Queria ser amiga de Clara. Frequentaria seu apartamento para tomar vinho, enquanto ela me mostraria uma música desconhecida de um determinado disco de vinil de um grande compositor brasileiro, e, depois, embriagadas, dançaríamos na sala e morreríamos de rir. Veria suas fotos e ouviria suas histórias
Falaríamos sobre livros e autores, e eu sairia de lá com um exemplar emprestado, que, claro, devolveria depois. Queria, de vez em quando, passar pela manhã na porta de seu prédio para ir com ela à praia e, quem sabe, na volta, até filar o almocinho feito por Ladijane. Caminharíamos na praia à tardinha, em silêncio.
Diria a ela que eu também já coloquei rock’n’roll no último volume para abafar o som de uma festa no meu prédio. Falaríamos sobre como hoje em dia jovens jornalistas nem sequer percebem estar diante de grandes histórias.
Ela me contaria como superou um câncer, e eu lhe diria sobre a pior fase da minha vida. Falaríamos de nossas perdas.
“Prometa-me que nunca vai cortar seus cabelos?”, pediria. Ela me levaria nas lojas onde compra suas roupas maravilhosas. E iríamos juntas à festa de aniversário de Ladijane.
Eu seria uma daquelas mulheres na mesa do baile, que, com Clara, falam sobre desejos, sexo e homem e gargalham e bebem e dançam.
Seria aquela que diz: “Tenho o maior orgulho de você, amiga, por ser esse exército de uma mulher só, cheia de coragem, contra poderosos formados em business, mas sem nenhum caráter” (embora, por dentro, morreria de preocupação em saber que ela está lidando com gente sem escrúpulos).
Queria estar ao lado de Clara, sem dizer uma só palavra porque não se faz necessário, quando ela passa o sabão no empresariozinho escroto, racista.
Queria ser amiga de Clara para aprender com ela a lidar com canalhas sem perder o juízo.
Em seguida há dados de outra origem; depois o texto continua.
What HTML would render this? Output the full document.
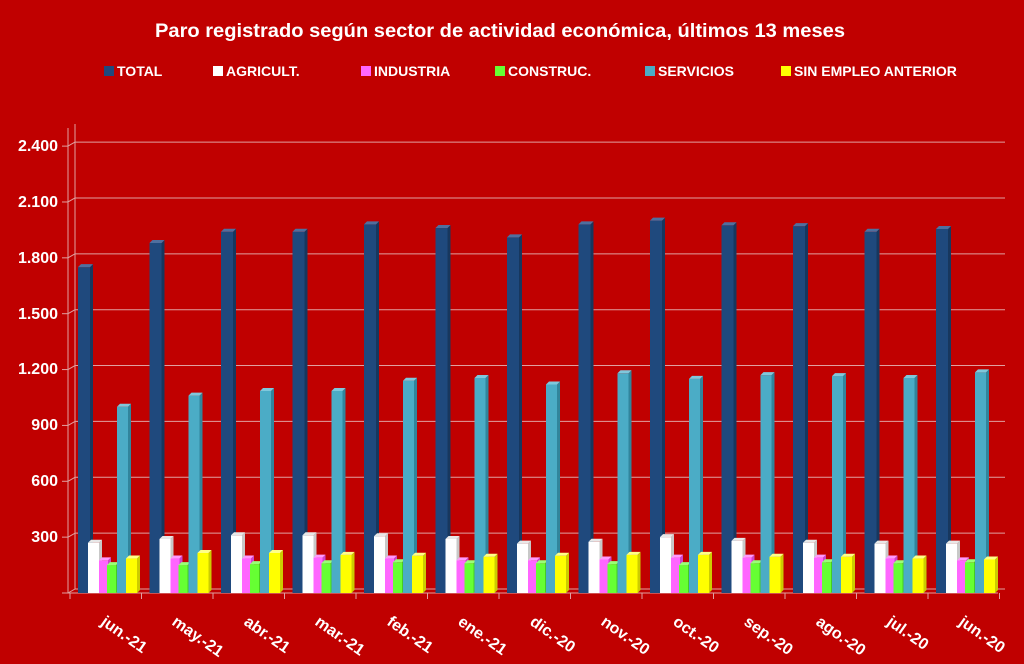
<!DOCTYPE html>
<html><head><meta charset="utf-8"><style>
body{margin:0;background:#c00000;}
svg{display:block;font-family:"Liberation Sans",sans-serif;font-weight:bold;}
</style></head><body>
<svg id="s" width="1024" height="664" viewBox="0 0 1024 664">
<rect width="1024" height="664" fill="#c00000"/>
<text x="500" y="37" fill="#fff" font-size="19.5" text-anchor="middle" textLength="690" lengthAdjust="spacingAndGlyphs">Paro registrado según sector de actividad económica, últimos 13 meses</text>
<g font-size="14" fill="#fff">
<rect x="104" y="66" width="10" height="10" fill="#1f497d"/><text x="117" y="76">TOTAL</text>
<rect x="213" y="66" width="10" height="10" fill="#ffffff"/><text x="226" y="76">AGRICULT.</text>
<rect x="361" y="66" width="10" height="10" fill="#ff66ff"/><text x="374" y="76">INDUSTRIA</text>
<rect x="495" y="66" width="10" height="10" fill="#66ff33"/><text x="508" y="76">CONSTRUC.</text>
<rect x="645" y="66" width="10" height="10" fill="#4bacc6"/><text x="658" y="76">SERVICIOS</text>
<rect x="781" y="66" width="10" height="10" fill="#ffff00"/><text x="794" y="76">SIN EMPLEO ANTERIOR</text>
</g>
<g id="grid" stroke="#e0a0a0" stroke-width="1"></g>
<g font-size="16" fill="#fff" text-anchor="end">
<text x="58" y="151">2.400</text><text x="58" y="207">2.100</text><text x="58" y="263">1.800</text>
<text x="58" y="319">1.500</text><text x="58" y="374">1.200</text><text x="58" y="430">900</text>
<text x="58" y="486">600</text><text x="58" y="542">300</text>
</g>
<g id="bars"></g>
<g font-size="16" fill="#fff">
<text transform="translate(100,624) rotate(35)">jun.-21</text>
<text transform="translate(171,624) rotate(35)">may.-21</text>
<text transform="translate(243,624) rotate(35)">abr.-21</text>
<text transform="translate(314,624) rotate(35)">mar.-21</text>
<text transform="translate(386,624) rotate(35)">feb.-21</text>
<text transform="translate(457,624) rotate(35)">ene.-21</text>
<text transform="translate(529,624) rotate(35)">dic.-20</text>
<text transform="translate(600,624) rotate(35)">nov.-20</text>
<text transform="translate(672,624) rotate(35)">oct.-20</text>
<text transform="translate(743,624) rotate(35)">sep.-20</text>
<text transform="translate(815,624) rotate(35)">ago.-20</text>
<text transform="translate(886,624) rotate(35)">jul.-20</text>
<text transform="translate(958,624) rotate(35)">jun.-20</text>
</g>
</svg>
<script>
const NS="http://www.w3.org/2000/svg";
function el(p,t,a){const e=document.createElementNS(NS,t);for(const k in a)e.setAttribute(k,a[k]);p.appendChild(e);return e;}
const g=document.getElementById('grid'),b=document.getElementById('bars');
const Y=v=>593-v*0.1862;
for(let i=0;i<=8;i++){const y=Y(i*300);
 el(g,'line',{x1:75,y1:y-4,x2:1005,y2:y-4});
 el(g,'line',{x1:68,y1:y,x2:75,y2:y-4});
 el(g,'line',{x1:62,y1:y,x2:68,y2:y});}
el(g,'line',{x1:68,y1:128,x2:68,y2:593});
el(g,'line',{x1:75,y1:124,x2:75,y2:589});
el(g,'line',{x1:68,y1:593,x2:998,y2:593});
for(let i=0;i<=13;i++){const x=70+i*71.5;el(g,'line',{x1:x,y1:593,x2:x,y2:599});}
const T=[1750,1880,1940,1940,1980,1960,1910,1980,2000,1975,1970,1940,1955];
const S=[1000,1060,1085,1085,1140,1155,1120,1180,1150,1170,1165,1155,1185];
const A=[270,290,310,310,305,290,265,275,300,280,270,265,265];
const I=[175,185,185,190,185,175,175,180,190,190,190,185,175];
const C=[150,150,155,160,165,160,160,155,150,160,165,160,165];
const E=[185,215,215,205,200,195,200,205,205,195,195,185,180];
const ser=[[T,8,12,'#1f497d','#17375e','#4f6f9f'],[A,18,11,'#ffffff','#c8c8c8','#e8e8e8'],[I,29,9,'#ff66ff','#cc44cc','#ff99ff'],
[C,37,9,'#66ff33','#44cc22','#99ff77'],[S,47,11,'#4bacc6','#31859c','#7fc8dc'],[E,56,11,'#ffff00','#cccc00','#ffff88']];
for(let k=0;k<13;k++){const gx=70+k*71.5;
 for(const [d,o,w,c,sd,tp] of ser){const x=gx+o,y=Y(d[k]),d3=3;
  el(b,'rect',{x:x,y:y,width:w,height:593-y,fill:c});
  el(b,'polygon',{points:`${x+w},${y} ${x+w+d3},${y-d3} ${x+w+d3},${590} ${x+w},593`,fill:sd});
  el(b,'polygon',{points:`${x},${y} ${x+d3},${y-d3} ${x+w+d3},${y-d3} ${x+w},${y}`,fill:tp});}}
</script>
</body></html>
Quem dera ser uma Cecília, mas, ao contrário do que acontece na trama genial de Woody Allen, ter a possibilidade de entrar no mundo de Clara e poder dizer que estamos precisando de mais e mais pessoas como ela, que trava quixotescamente uma grande batalha. Não por apego a seu lindo apartamento de frente para a praia de Boa Viagem, mas pela memória, pela história, por um estilo de vida, que empresário “com sangue nos olhos” jamais vai alcançar. Diria que, ao impedir, contra todas as ameaças e apelos, a demolição de um prédio, Clara estava lutando por nós, que compartilhamos de seus princípios.
Clara me diria: “eu sei”, com aquela ar sereno de mulher bem-resolvida, longe de ser perfeita.